Schistosoma mansoni - The Cause of Bilharziosis.


A pair of Schistosoma mansoni (SEM Picture).
Picture: Stephen J. Davies (Source).
Bilharziosis or Bilharzias is a tropical illness named after the German doctor Theodor Bilharz, who found it in 1852.

The cause of Bilharziosis is a round worm (Trematoda) by the scientific name of Schistosoma the blood fluke. The most important species are Schistosoma mansoni, Schistosoma haematobium and Schistosoma japonicum.

In fact the blood fluke usually is two animals, a male and a female living as a pair in lifelong copula. The female, a bit longer than the male, in whose ventral groove (gynecophoral canal) it remains. Both, male and female, measure about 1 to 2 cm (0.5 to 1 inch) in length.

A bilharziosis infection may occur in shallow fresh waters in the tropics, where an animal lives, that is indispensable as the fluke's alternate host. This intermediate host always is a fresh water snail.

 
Bulinus truncatus, Biomphalaria glabrata and Oncomelania hupen-
sis
in a lab. Source: Lewis, Liang, Raghavan, Knight (2008).

For example, the intermediate host to Schistosoma mansoni is Biomphalaria glabrata, a member of the ram's horn snail family (Planorbidae, Basommatophora). So does Bulinus truncatus. Oncomelania hupensis finally belongs to the Pomatiopsidae (Caenogastropoda) family (not to be confounded with the terrestrial Pomatiidae family).

Systematics of Gastropoda: Clade Caenogastropoda: Pomatiopsidae.

Species

Schistosoma mansoni Schistosoma haematobium Schistosoma japonicum
Intermediate host Biomphalaria glabrata Bulinus truncatus Oncomelania hupensis
Distribution Africa, Saudi-Arabia, South America, Caribbean Africa Japan, China, Philippines

The fluke's eggs are spread in the water together with its terminal host's droppings. The final host may be a human or another species of mammal. In the water, the so called miracidia, the basic larval generation, hatch from the fluke's eggs. The miracidia only live for 48 hours, during which time they have to find an alternate host. Unless they find a suitable host organism, they die. Inside the host organism, which has to be of a suitable snail species, the miracidia perform a metamorphosis, during which they develop into cercariae.

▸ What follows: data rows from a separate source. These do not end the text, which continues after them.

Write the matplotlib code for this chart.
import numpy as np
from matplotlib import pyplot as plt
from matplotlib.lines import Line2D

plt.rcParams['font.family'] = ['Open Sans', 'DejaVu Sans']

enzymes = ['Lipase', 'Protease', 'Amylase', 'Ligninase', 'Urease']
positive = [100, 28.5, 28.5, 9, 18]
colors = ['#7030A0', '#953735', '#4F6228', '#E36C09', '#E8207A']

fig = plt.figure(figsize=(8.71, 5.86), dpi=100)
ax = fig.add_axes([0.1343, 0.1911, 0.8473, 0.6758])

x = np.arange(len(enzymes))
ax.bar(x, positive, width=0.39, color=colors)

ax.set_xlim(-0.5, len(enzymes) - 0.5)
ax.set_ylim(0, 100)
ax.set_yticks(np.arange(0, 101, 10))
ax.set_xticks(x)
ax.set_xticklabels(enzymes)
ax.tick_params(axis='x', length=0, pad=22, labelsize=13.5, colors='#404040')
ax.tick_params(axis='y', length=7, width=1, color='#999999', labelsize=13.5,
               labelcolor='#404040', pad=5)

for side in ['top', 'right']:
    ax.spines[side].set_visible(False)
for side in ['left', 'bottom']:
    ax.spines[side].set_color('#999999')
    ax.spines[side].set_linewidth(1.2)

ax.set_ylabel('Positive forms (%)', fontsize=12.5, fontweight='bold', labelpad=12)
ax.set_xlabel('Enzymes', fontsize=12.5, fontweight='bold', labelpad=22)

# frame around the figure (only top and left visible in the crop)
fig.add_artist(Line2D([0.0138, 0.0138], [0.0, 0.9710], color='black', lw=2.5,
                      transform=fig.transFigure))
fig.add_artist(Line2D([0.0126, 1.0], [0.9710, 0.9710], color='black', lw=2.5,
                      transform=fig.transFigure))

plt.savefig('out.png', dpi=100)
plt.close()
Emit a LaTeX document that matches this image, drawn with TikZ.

Schistosoma miracidium   Schistosoma cercaria
Picture left: Miracidium und Cercaria of Schistosoma mansoni.
Source: Bielefeld university.

The cercariae leave the host organism by passing the body wall and are able to survive another two days swimming freely in the water. In this time they infect mammals standing in the water by passing through their body wall into the legs. Through the blood vessels the cercariae wander into the host's liver, which is where they develop into adult flukes, mate and lay eggs. Those are transported away in the blood stream and distributed over intestine and ureter.

Humans are harmed by skin rashes caused by the cercariae entering the skin during infection. They also hamper the organism causing heavy, possibly fatal, fevers. The eggs lastly may block blood vessels. The eggs leaving the body may harm intestine, ureter and bladder walls even causing cancer symptoms. The immune response against the Schistosomiasis parasite is especially difficult, because the flukes mask their exterior with cells from the hosts body, in order not to be recognized by immune system cells.

Measures are taken to minimize the risk of bilharziosis infection in affected regions. Besides directly killing suitable fresh water snails by poisoning them, also their habitats are destroyed by removing the waterside vegetation they live in.

Especially dangerous areas are shallow warm standing waters, such as rice fields and irrigation projects.